The education around good and bad debt is an interesting point. We tend to think of all debt as bad. Many financial advisors and educators like Dave Ramsey share the view that debt is bad. However, you’re likely to need a mortgage to buy a house so will have to engage with and manage debt. 

 

So what’s the difference between good and bad debt?

 

A good debt improves your financial position and grows your wealth over time. This could be an education loan that will enable you to earn more money. It could also be a mortgage to buy a house, which is an asset that might grow in value.

A bad debt doesn’t improve your financial position and will eat into your wealth. This could be going into debt to buy products like clothing, which you probably need rather than want. These products often have little value long-term so won’t give you a return on your purchase. 

 


 

What the buy now pay later companies say: 

 

Zip Co Director of Corporate Affairs Matthew Abbott said he could not comment on specific cases but making credit enquiries was a vital company measure. ‘Zip is a responsible lender and that means we do credit checks on every single applicant,’ he said. ‘But we don’t control how an actual credit score is calculated.
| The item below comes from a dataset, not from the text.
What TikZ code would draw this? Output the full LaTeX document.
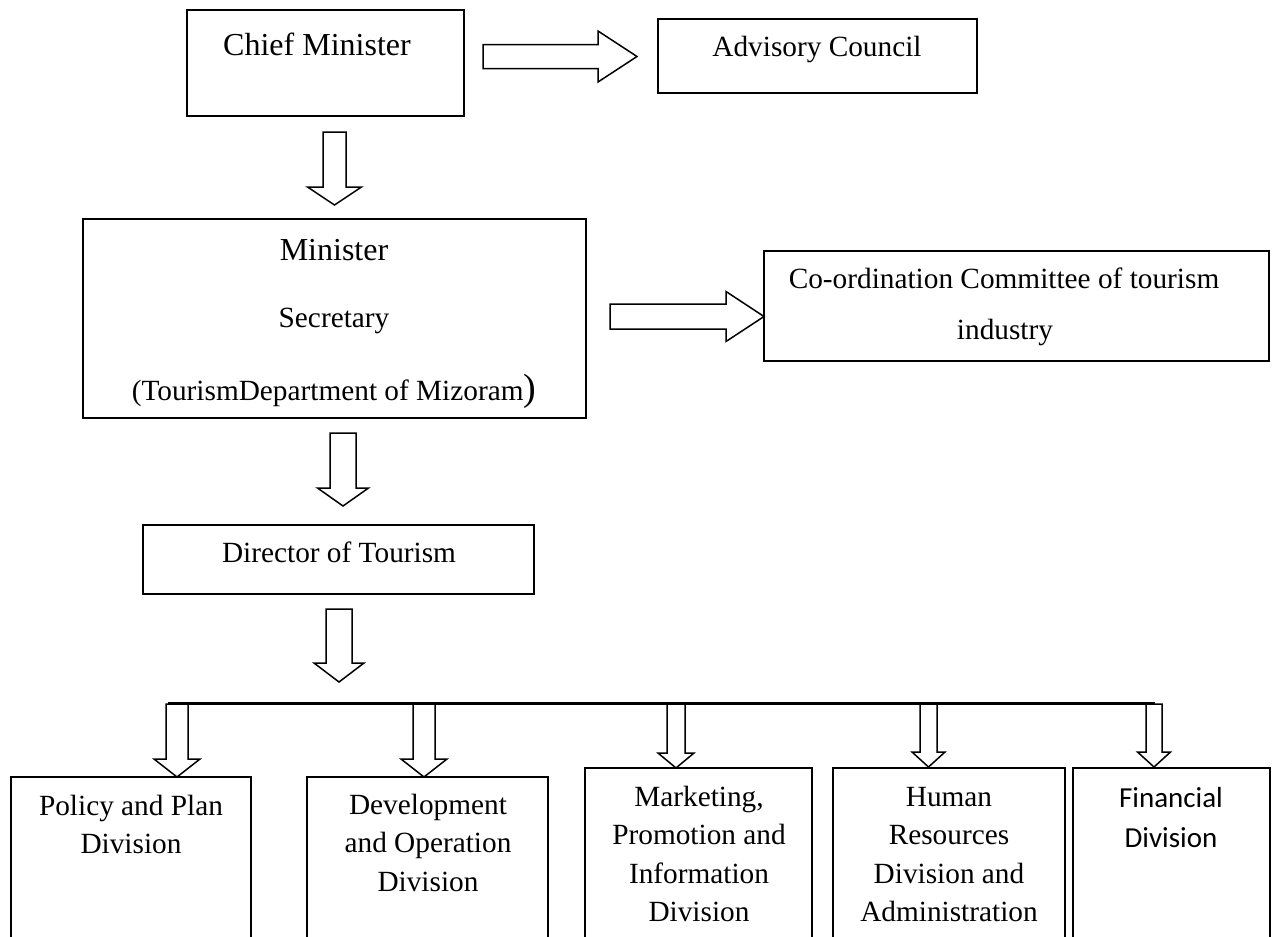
\documentclass[tikz,border=0pt]{standalone}
\usepackage{fontspec}
\setmainfont{Liberation Serif}
\newfontfamily\califont{Carlito}
\usetikzlibrary{calc}
\newcommand{\blockH}[5]{% start, tip, half shaft, half head, head length
 \draw[blk] ($(#1)+(0,-#3)$) -- ($(#2)+(-#5,-#3)$) -- ($(#2)+(-#5,-#4)$) -- (#2)
   -- ($(#2)+(-#5,#4)$) -- ($(#2)+(-#5,#3)$) -- ($(#1)+(0,#3)$) -- cycle;}
\newcommand{\blockV}[5]{% top, tip, half shaft, half head, head length
 \draw[blk] ($(#1)+(-#3,0)$) -- ($(#2)+(-#3,-#5)$) -- ($(#2)+(-#4,-#5)$) -- (#2)
   -- ($(#2)+(#4,-#5)$) -- ($(#2)+(#3,-#5)$) -- ($(#1)+(#3,0)$) -- cycle;}
\begin{document}
\begin{tikzpicture}[x=1pt,y=-1pt,
  box/.style={draw, line width=1.8pt, inner sep=0pt, outer sep=0pt},
  blk/.style={draw, line width=1.5pt, fill=white, line join=miter},
  txt/.style={inner sep=0pt, anchor=base, font=\fontsize{29.3}{38.5}\selectfont},
  big/.style={txt, font=\fontsize{32}{38.5}\selectfont},
  mtxt/.style={txt, text width=236pt, align=flush center},
  ctxt/.style={inner sep=0pt, anchor=base, text width=190pt, align=flush center, font=\califont\fontsize{29}{40}\selectfont}]
\useasboundingbox (0,0) rectangle (1278,937);
\clip (0,0) rectangle (1278,937);
\fill[white] (0,0) rectangle (1278,937);

% top row
\node[box, minimum width=277pt, minimum height=106pt] (cm) at (325.5,63) {};
\node[big] (cmt) at (317,55) {Chief Minister};
\node[box, minimum width=319pt, minimum height=74pt] (adv) at (817.5,56) {};
\node[txt] (advt) at (817,56) {Advisory Council};
\coordinate (a1s) at (483,56.5);
\coordinate (a1e) at (637,56.5);
\blockH{a1s}{a1e}{12}{25.5}{39}

\coordinate (a2s) at (334.5,132);
\coordinate (a2e) at (334.5,205);
\blockV{a2s}{a2e}{11.5}{27}{18}

% minister
\node[box, minimum width=503pt, minimum height=199pt] (min) at (334.5,318.5) {};
\node[big] (mint) at (334,260) {Minister};
\node[txt] (sect) at (334,327) {Secretary};
\node[txt] (tdt) at (334,400) {(TourismDepartment of Mizoram{\fontsize{38}{38}\selectfont)}};
\coordinate (a3s) at (610,316.5);
\coordinate (a3e) at (764,316.5);
\blockH{a3s}{a3e}{12.5}{25}{38}
\node[box, minimum width=505pt, minimum height=110pt] (coord) at (1016.5,306) {};
\node[txt] (coordt1) at (1004,288) {Co-ordination Committee of tourism};
\node[txt] (coordt2) at (1005,339) {industry};

\coordinate (a4s) at (343,433);
\coordinate (a4e) at (343,506);
\blockV{a4s}{a4e}{13}{25.5}{18}

% director
\node[box, minimum width=391pt, minimum height=69pt] (dir) at (338.5,559.5) {};
\node[txt] (dirt) at (339,562) {Director of Tourism};
\coordinate (a5s) at (339,609);
\coordinate (a5e) at (339,682);
\blockV{a5s}{a5e}{13}{25}{19}

% distribution line
\coordinate (hl) at (168,703.5);
\coordinate (hr) at (1155,703.5);
\draw[line width=2.4pt] (hl) -- (hr);

% division boxes
\node[box, minimum width=240pt, minimum height=200pt, anchor=north west] (d1) at (11,777) {};
\node[box, minimum width=241pt, minimum height=200pt, anchor=north west] (d2) at (307,777) {};
\node[box, minimum width=227pt, minimum height=200pt, anchor=north west] (d3) at (585,768) {};
\node[box, minimum width=232pt, minimum height=200pt, anchor=north west] (d4) at (833,768) {};
\node[box, minimum width=197pt, minimum height=200pt, anchor=north west] (d5) at (1073,768) {};

\node[mtxt] (d1t) at (131,815) {Policy and Plan\\Division};
\node[mtxt] (d2t) at (428,814) {Development\\and Operation\\Division};
\node[mtxt, text width=226pt] (d3t) at (699,806) {Marketing,\\Promotion and\\Information\\Division};
\node[mtxt, text width=230pt] (d4t) at (949,806) {Human\\Resources\\Division and\\Administration};
\node[ctxt] (d5t) at (1171,807) {Financial\\Division};

% division arrows
\coordinate (b1s) at (177,704);  \coordinate (b1e) at (177,777);
\coordinate (b2s) at (424,704);  \coordinate (b2e) at (424,777);
\coordinate (b3s) at (676,704);  \coordinate (b3e) at (676,768);
\coordinate (b4s) at (928.5,704); \coordinate (b4e) at (928.5,767);
\coordinate (b5s) at (1154,704); \coordinate (b5e) at (1154,767);
\blockV{b1s}{b1e}{11}{23}{18}
\blockV{b2s}{b2e}{11}{23}{18}
\blockV{b3s}{b3e}{9}{18}{15}
\blockV{b4s}{b4e}{8.5}{16.5}{15}
\blockV{b5s}{b5e}{8}{16.5}{15}
\end{tikzpicture}
\end{document}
The credit bureaus use many data points and a proprietary algorithm to calculate these scores – and this is something on which Zip has no visibility.’ Zip Co failed to answer questions on what measures are currently in place to notify customers about the potential credit score implications at the time of signing up.

 

An Afterpay spokesperson said using the service cannot affect your credit score. ‘Afterpay is built differently: we start people on low limits that only increase after proven, positive repayment behaviour. We stop people spending as soon as they miss a payment,’ the spokesperson said. ‘Afterpay does not do credit checks, and we don’t report to credit bureaus – and never have.’ Buy Now, Pay Later programs allow shoppers to make purchases in-store and online and receive the product without paying the full price upfront, enabling items to be taken home while they are paid off in instalments. While the purchase cost is interest-free, there are other fees associated with using the services. 

 

I do appreciate that the article contacted the buy now pay later firms mentioned and actually asked them about their process. The reality is that if you miss payments for buy now pay later services, you are failing to pay back a line of credit. That makes you a riskier choice if you approach banks for a mortgage to buy a house. A mortgage is a line of credit and your credit history can show how you’ve managed credit in the past.

 


 

Ultimately, if you can’t afford it, don’t buy it.

 

We know from this ABC news story that 1 in 5 consumers using buy now, pay later miss payments. The consequences for using the buy now pay later services can impact your credit score. If you miss payments and fail to pay back your credit line, you could be flagged as a riskier candidate to lend credit to. Keep this in mind when using buy now pay later services and consider saving up for what you want to build savings habits.